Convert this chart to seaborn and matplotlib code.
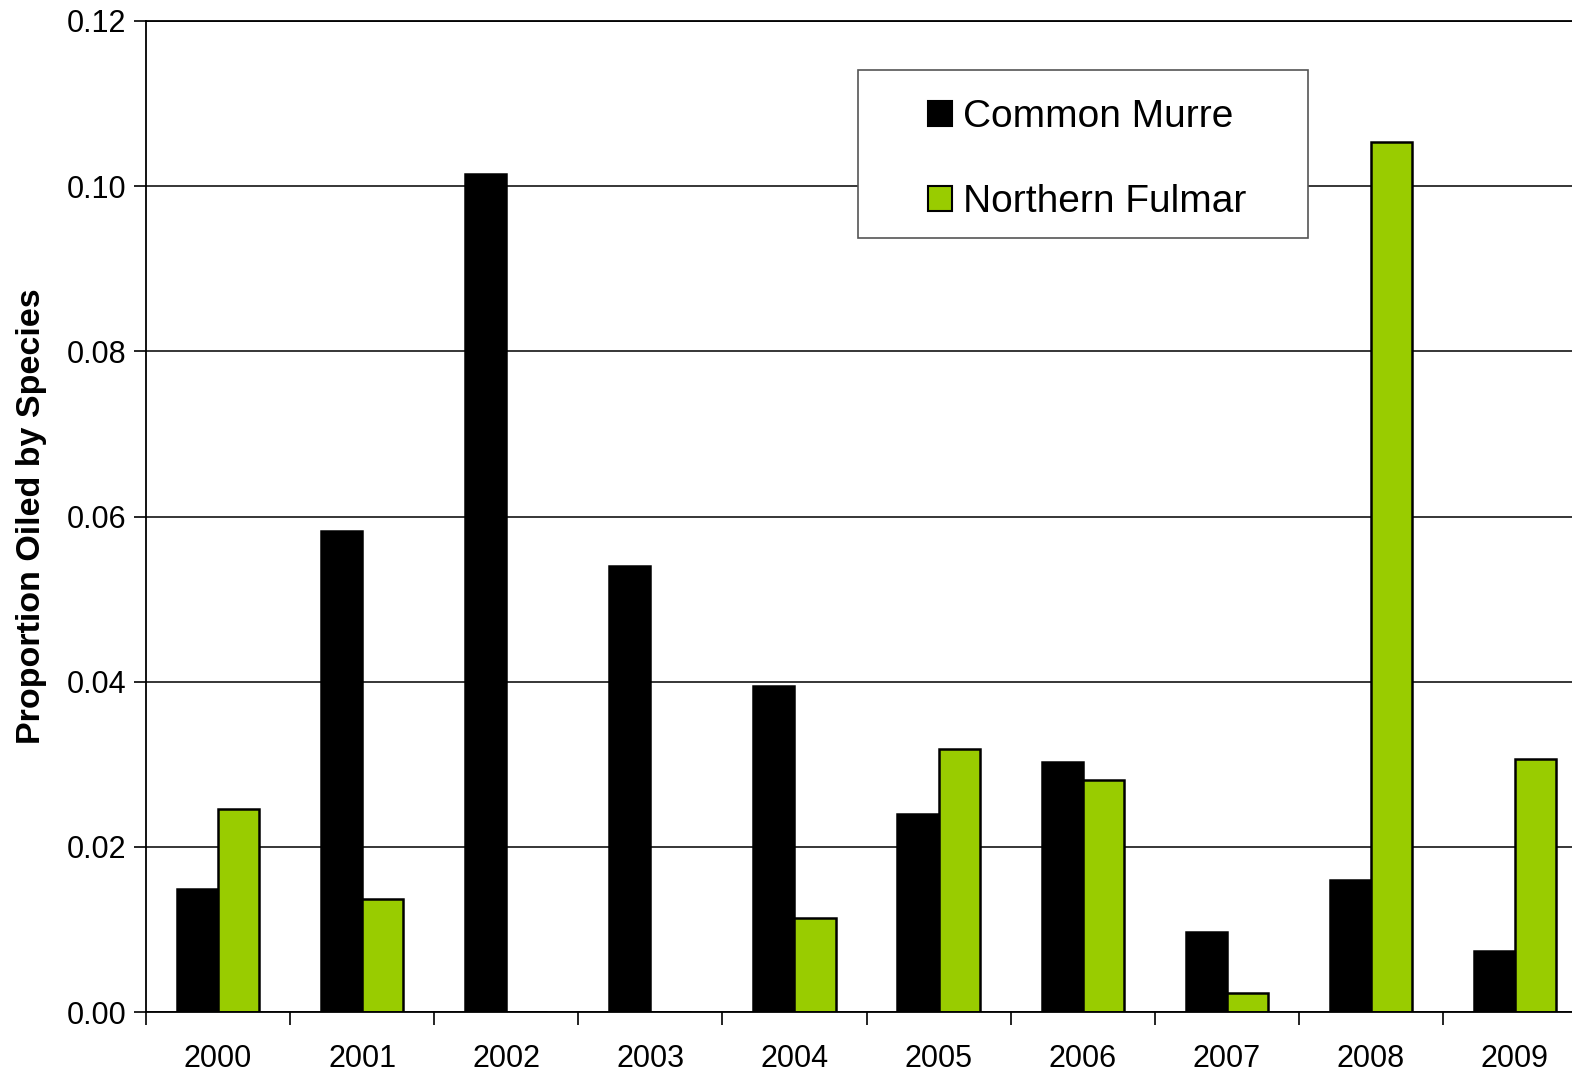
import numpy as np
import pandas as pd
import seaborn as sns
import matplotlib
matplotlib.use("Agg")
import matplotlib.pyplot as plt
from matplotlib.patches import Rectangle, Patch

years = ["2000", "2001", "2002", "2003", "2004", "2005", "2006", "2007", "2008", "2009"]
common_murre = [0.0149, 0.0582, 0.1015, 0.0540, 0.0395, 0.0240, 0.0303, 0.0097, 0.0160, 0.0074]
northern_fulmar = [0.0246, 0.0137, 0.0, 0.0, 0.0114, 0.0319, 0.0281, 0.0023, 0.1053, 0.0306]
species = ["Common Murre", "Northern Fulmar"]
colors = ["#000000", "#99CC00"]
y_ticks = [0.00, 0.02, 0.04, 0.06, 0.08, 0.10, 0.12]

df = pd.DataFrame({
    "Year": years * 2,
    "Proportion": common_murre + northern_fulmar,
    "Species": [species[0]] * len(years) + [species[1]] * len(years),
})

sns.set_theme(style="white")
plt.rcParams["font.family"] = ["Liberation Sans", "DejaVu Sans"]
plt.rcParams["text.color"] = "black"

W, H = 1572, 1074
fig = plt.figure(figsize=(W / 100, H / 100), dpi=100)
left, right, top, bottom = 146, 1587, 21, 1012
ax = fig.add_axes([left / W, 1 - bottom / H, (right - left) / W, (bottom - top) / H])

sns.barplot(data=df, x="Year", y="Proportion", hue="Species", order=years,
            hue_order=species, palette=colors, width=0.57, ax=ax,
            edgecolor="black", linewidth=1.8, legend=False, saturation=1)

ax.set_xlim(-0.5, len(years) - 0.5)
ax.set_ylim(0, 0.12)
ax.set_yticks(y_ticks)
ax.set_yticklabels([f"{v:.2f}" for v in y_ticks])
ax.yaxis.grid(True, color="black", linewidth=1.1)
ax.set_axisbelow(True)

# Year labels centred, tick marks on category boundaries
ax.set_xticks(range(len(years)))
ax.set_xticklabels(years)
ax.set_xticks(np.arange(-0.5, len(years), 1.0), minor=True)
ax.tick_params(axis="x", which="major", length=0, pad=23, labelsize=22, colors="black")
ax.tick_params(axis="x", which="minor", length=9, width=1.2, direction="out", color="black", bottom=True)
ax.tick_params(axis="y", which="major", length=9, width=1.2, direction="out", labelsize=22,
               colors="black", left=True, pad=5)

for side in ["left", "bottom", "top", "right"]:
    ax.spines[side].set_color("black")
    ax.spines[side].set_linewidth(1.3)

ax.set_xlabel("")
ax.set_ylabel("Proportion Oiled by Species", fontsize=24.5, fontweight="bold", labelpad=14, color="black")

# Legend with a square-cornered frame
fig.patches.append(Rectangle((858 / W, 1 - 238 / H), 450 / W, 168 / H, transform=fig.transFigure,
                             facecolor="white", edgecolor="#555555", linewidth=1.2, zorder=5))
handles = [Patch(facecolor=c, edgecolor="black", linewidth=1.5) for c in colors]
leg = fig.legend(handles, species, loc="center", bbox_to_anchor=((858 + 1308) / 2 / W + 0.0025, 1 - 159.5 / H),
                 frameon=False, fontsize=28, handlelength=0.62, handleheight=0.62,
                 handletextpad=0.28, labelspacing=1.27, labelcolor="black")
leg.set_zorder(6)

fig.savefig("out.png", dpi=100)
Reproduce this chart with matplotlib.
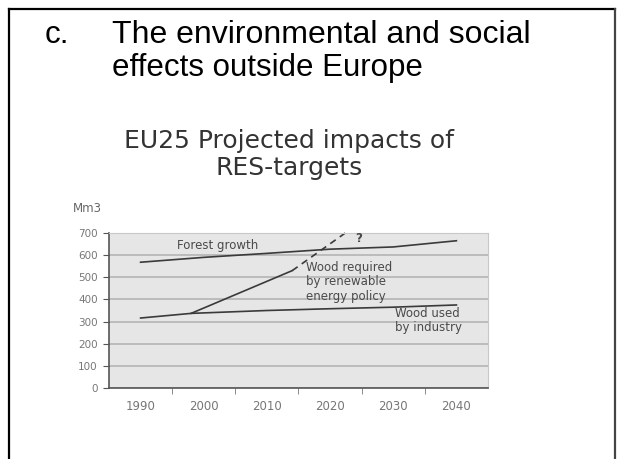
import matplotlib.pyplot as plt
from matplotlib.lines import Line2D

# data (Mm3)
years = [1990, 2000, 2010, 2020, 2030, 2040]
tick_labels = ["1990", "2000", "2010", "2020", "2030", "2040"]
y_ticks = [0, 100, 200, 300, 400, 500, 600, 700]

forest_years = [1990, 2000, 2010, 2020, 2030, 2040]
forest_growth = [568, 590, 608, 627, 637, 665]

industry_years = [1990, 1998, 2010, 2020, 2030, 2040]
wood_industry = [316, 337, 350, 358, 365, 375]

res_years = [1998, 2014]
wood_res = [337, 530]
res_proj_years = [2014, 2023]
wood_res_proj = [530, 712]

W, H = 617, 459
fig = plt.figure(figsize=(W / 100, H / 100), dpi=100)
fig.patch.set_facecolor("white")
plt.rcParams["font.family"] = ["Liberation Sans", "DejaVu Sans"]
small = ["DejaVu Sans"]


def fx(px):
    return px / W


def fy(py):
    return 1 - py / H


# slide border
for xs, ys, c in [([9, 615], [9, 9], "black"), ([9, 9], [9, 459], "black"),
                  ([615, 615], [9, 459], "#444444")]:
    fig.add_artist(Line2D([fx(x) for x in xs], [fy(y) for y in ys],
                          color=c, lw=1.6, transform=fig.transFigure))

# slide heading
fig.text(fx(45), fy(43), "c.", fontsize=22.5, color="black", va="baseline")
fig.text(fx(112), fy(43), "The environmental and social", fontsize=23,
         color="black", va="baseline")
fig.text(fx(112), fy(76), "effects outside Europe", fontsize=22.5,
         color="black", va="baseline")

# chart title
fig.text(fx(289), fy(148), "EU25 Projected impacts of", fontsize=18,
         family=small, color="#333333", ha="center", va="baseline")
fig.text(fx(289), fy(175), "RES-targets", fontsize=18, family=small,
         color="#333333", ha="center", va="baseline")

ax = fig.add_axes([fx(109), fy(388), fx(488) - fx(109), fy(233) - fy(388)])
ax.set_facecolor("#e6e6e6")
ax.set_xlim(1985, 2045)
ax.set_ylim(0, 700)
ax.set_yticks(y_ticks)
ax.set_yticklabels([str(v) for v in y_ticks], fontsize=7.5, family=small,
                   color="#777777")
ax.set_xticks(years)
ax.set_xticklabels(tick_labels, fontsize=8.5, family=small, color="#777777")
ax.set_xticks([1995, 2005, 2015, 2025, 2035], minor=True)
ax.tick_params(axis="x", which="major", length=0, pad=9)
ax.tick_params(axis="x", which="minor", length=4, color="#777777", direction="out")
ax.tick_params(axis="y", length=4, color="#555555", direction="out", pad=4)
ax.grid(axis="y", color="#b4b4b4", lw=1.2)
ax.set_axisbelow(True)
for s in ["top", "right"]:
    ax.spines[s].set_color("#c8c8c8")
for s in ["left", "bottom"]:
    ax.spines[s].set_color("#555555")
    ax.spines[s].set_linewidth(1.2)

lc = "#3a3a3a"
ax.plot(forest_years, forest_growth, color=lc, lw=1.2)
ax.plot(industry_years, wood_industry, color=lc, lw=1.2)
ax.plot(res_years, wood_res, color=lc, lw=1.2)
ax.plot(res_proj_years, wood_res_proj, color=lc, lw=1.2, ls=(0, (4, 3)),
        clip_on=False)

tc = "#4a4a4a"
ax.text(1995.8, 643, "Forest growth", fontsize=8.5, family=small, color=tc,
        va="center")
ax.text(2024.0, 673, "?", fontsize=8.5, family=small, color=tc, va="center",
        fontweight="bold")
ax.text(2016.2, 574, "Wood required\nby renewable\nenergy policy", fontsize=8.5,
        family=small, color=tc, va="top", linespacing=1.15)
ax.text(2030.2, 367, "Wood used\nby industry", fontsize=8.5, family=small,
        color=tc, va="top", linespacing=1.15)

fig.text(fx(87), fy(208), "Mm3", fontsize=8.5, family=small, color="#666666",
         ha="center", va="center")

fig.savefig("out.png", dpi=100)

========

» **Short problem**
Copy out the entries verbatim and leave the images out.

» **Full solution**
Convert this chart to seaborn and matplotlib code.
import numpy as np
import pandas as pd
import seaborn as sns
import matplotlib
matplotlib.use("Agg")
import matplotlib.pyplot as plt
from matplotlib.patches import Rectangle, Patch

years = ["2000", "2001", "2002", "2003", "2004", "2005", "2006", "2007", "2008", "2009"]
common_murre = [0.0149, 0.0582, 0.1015, 0.0540, 0.0395, 0.0240, 0.0303, 0.0097, 0.0160, 0.0074]
northern_fulmar = [0.0246, 0.0137, 0.0, 0.0, 0.0114, 0.0319, 0.0281, 0.0023, 0.1053, 0.0306]
species = ["Common Murre", "Northern Fulmar"]
colors = ["#000000", "#99CC00"]
y_ticks = [0.00, 0.02, 0.04, 0.06, 0.08, 0.10, 0.12]

df = pd.DataFrame({
    "Year": years * 2,
    "Proportion": common_murre + northern_fulmar,
    "Species": [species[0]] * len(years) + [species[1]] * len(years),
})

sns.set_theme(style="white")
plt.rcParams["font.family"] = ["Liberation Sans", "DejaVu Sans"]
plt.rcParams["text.color"] = "black"

W, H = 1572, 1074
fig = plt.figure(figsize=(W / 100, H / 100), dpi=100)
left, right, top, bottom = 146, 1587, 21, 1012
ax = fig.add_axes([left / W, 1 - bottom / H, (right - left) / W, (bottom - top) / H])

sns.barplot(data=df, x="Year", y="Proportion", hue="Species", order=years,
            hue_order=species, palette=colors, width=0.57, ax=ax,
            edgecolor="black", linewidth=1.8, legend=False, saturation=1)

ax.set_xlim(-0.5, len(years) - 0.5)
ax.set_ylim(0, 0.12)
ax.set_yticks(y_ticks)
ax.set_yticklabels([f"{v:.2f}" for v in y_ticks])
ax.yaxis.grid(True, color="black", linewidth=1.1)
ax.set_axisbelow(True)

# Year labels centred, tick marks on category boundaries
ax.set_xticks(range(len(years)))
ax.set_xticklabels(years)
ax.set_xticks(np.arange(-0.5, len(years), 1.0), minor=True)
ax.tick_params(axis="x", which="major", length=0, pad=23, labelsize=22, colors="black")
ax.tick_params(axis="x", which="minor", length=9, width=1.2, direction="out", color="black", bottom=True)
ax.tick_params(axis="y", which="major", length=9, width=1.2, direction="out", labelsize=22,
               colors="black", left=True, pad=5)

for side in ["left", "bottom", "top", "right"]:
    ax.spines[side].set_color("black")
    ax.spines[side].set_linewidth(1.3)

ax.set_xlabel("")
ax.set_ylabel("Proportion Oiled by Species", fontsize=24.5, fontweight="bold", labelpad=14, color="black")

# Legend with a square-cornered frame
fig.patches.append(Rectangle((858 / W, 1 - 238 / H), 450 / W, 168 / H, transform=fig.transFigure,
                             facecolor="white", edgecolor="#555555", linewidth=1.2, zorder=5))
handles = [Patch(facecolor=c, edgecolor="black", linewidth=1.5) for c in colors]
leg = fig.legend(handles, species, loc="center", bbox_to_anchor=((858 + 1308) / 2 / W + 0.0025, 1 - 159.5 / H),
                 frameon=False, fontsize=28, handlelength=0.62, handleheight=0.62,
                 handletextpad=0.28, labelspacing=1.27, labelcolor="black")
leg.set_zorder(6)

fig.savefig("out.png", dpi=100)
Reproduce this chart with matplotlib.
import matplotlib.pyplot as plt
from matplotlib.lines import Line2D

# data (Mm3)
years = [1990, 2000, 2010, 2020, 2030, 2040]
tick_labels = ["1990", "2000", "2010", "2020", "2030", "2040"]
y_ticks = [0, 100, 200, 300, 400, 500, 600, 700]

forest_years = [1990, 2000, 2010, 2020, 2030, 2040]
forest_growth = [568, 590, 608, 627, 637, 665]

industry_years = [1990, 1998, 2010, 2020, 2030, 2040]
wood_industry = [316, 337, 350, 358, 365, 375]

res_years = [1998, 2014]
wood_res = [337, 530]
res_proj_years = [2014, 2023]
wood_res_proj = [530, 712]

W, H = 617, 459
fig = plt.figure(figsize=(W / 100, H / 100), dpi=100)
fig.patch.set_facecolor("white")
plt.rcParams["font.family"] = ["Liberation Sans", "DejaVu Sans"]
small = ["DejaVu Sans"]


def fx(px):
    return px / W


def fy(py):
    return 1 - py / H


# slide border
for xs, ys, c in [([9, 615], [9, 9], "black"), ([9, 9], [9, 459], "black"),
                  ([615, 615], [9, 459], "#444444")]:
    fig.add_artist(Line2D([fx(x) for x in xs], [fy(y) for y in ys],
                          color=c, lw=1.6, transform=fig.transFigure))

# slide heading
fig.text(fx(45), fy(43), "c.", fontsize=22.5, color="black", va="baseline")
fig.text(fx(112), fy(43), "The environmental and social", fontsize=23,
         color="black", va="baseline")
fig.text(fx(112), fy(76), "effects outside Europe", fontsize=22.5,
         color="black", va="baseline")

# chart title
fig.text(fx(289), fy(148), "EU25 Projected impacts of", fontsize=18,
         family=small, color="#333333", ha="center", va="baseline")
fig.text(fx(289), fy(175), "RES-targets", fontsize=18, family=small,
         color="#333333", ha="center", va="baseline")

ax = fig.add_axes([fx(109), fy(388), fx(488) - fx(109), fy(233) - fy(388)])
ax.set_facecolor("#e6e6e6")
ax.set_xlim(1985, 2045)
ax.set_ylim(0, 700)
ax.set_yticks(y_ticks)
ax.set_yticklabels([str(v) for v in y_ticks], fontsize=7.5, family=small,
                   color="#777777")
ax.set_xticks(years)
ax.set_xticklabels(tick_labels, fontsize=8.5, family=small, color="#777777")
ax.set_xticks([1995, 2005, 2015, 2025, 2035], minor=True)
ax.tick_params(axis="x", which="major", length=0, pad=9)
ax.tick_params(axis="x", which="minor", length=4, color="#777777", direction="out")
ax.tick_params(axis="y", length=4, color="#555555", direction="out", pad=4)
ax.grid(axis="y", color="#b4b4b4", lw=1.2)
ax.set_axisbelow(True)
for s in ["top", "right"]:
    ax.spines[s].set_color("#c8c8c8")
for s in ["left", "bottom"]:
    ax.spines[s].set_color("#555555")
    ax.spines[s].set_linewidth(1.2)

lc = "#3a3a3a"
ax.plot(forest_years, forest_growth, color=lc, lw=1.2)
ax.plot(industry_years, wood_industry, color=lc, lw=1.2)
ax.plot(res_years, wood_res, color=lc, lw=1.2)
ax.plot(res_proj_years, wood_res_proj, color=lc, lw=1.2, ls=(0, (4, 3)),
        clip_on=False)

tc = "#4a4a4a"
ax.text(1995.8, 643, "Forest growth", fontsize=8.5, family=small, color=tc,
        va="center")
ax.text(2024.0, 673, "?", fontsize=8.5, family=small, color=tc, va="center",
        fontweight="bold")
ax.text(2016.2, 574, "Wood required\nby renewable\nenergy policy", fontsize=8.5,
        family=small, color=tc, va="top", linespacing=1.15)
ax.text(2030.2, 367, "Wood used\nby industry", fontsize=8.5, family=small,
        color=tc, va="top", linespacing=1.15)

fig.text(fx(87), fy(208), "Mm3", fontsize=8.5, family=small, color="#666666",
         ha="center", va="center")

fig.savefig("out.png", dpi=100)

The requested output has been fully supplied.